In order for these dreams to become realities, however, they require the support of Britain and other strategic allies. I hope you will take the time to read The Heritage Foundation Backgrounder on a Global Free Trade Alliance and consider what you can do in the academy and elsewhere to debate ideas like this and other innovative solutions for peace and global security.
Practical Suggestions for Freedom
I have dwelled on the deficiencies of the Human Rights Commission, which the Gingrich-Mitchell Task Force noted as a major challenge for reform, but we also made a series of additional recommendations for reform:
Refocus the Secretary-General on his administrative responsibilities.
Balance financial contributions and influence in the United Nations budgetary process.
Reduce redundancy and ineffectiveness in U.N. mandates.
Move portions of the U.N. regular budget from assessed funding toward voluntary funding.
Enact a zero tolerance policy for sexual exploitation and abuse by U.N. personnel.
Enlarge the resources and capacity of the OIOS examining office.
Strengthen the oversight and auditing mechanisms.
Institute a staff buyout for those who lack the skills or the motivation to perform their duties or whose duties are no longer necessary.
All of these recommendations and many others that we suggested more than one and a half years ago have been either ignored or turned down by various decision-making bodies within the United Nations system.
We must understand that the United Nations is one tool among many that can aid free men and women, wherever we live, in our efforts to protect and to advance freedom. We must wisely discern when it is best to work through the United Nations, or alongside the United Nations, or apart from the United Nations in other international arrangements among freedom-loving countries that choose to support each other in their decisions.
I think we would all agree, that in this present day, we should strive to have an effective world body that champions freedom-and does not fight it. We need a world body that honors human rights-instead of ignoring them. We need a world body that loves justice-rather than sheltering its violators. We need a world body that spreads prosperity-instead of shackling it.
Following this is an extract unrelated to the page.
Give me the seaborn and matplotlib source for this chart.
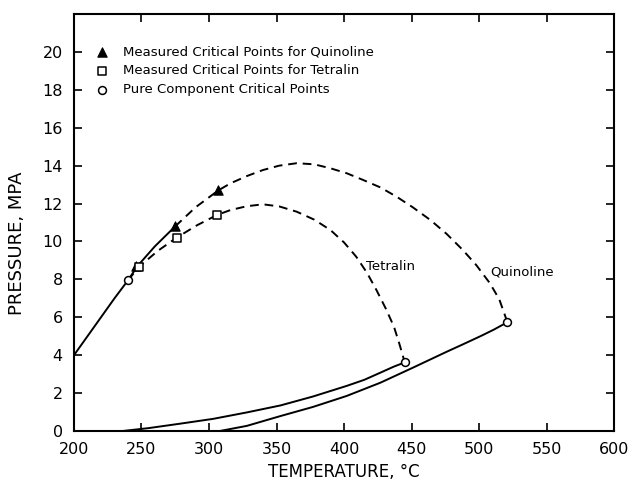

I believe that the question "The United Nations, a Relic or Relevant?" is not, first and foremost, a choice that is ours. Rather, it is the choice of those who lead and make up the United Nations system. To the extent that it can fulfill its charter, it will be rewarded and regarded with relevance. But if it continues on its current path, it will soon be left behind and replaced by other international institutions such as those I have outlined tonight.
Either way, I do not believe that the United States will be caught off guard. We will use appropriate means to uphold our values in the world. Our children depend on our clear-sighted vision. Our grandchildren depend on our clear-sighted vision. And so does all of humankind.
For the sake of humanity, we cannot be indifferent. We cannot stand idly on the side while acts of evil are committed by totalitarian regimes and terrorist groups sometimes with the complicity of the formal United Nations structure. We can do better. We must do better. And with your help, we shall do better.
Edwin J. Feulner, Ph.D., is President of The Heritage Foundation. These remarks were delivered at the London School of Economics, London, England, on November 30, 2006, as part of the LSE's "The UN at 60, Relevant or Relic Lecture Series."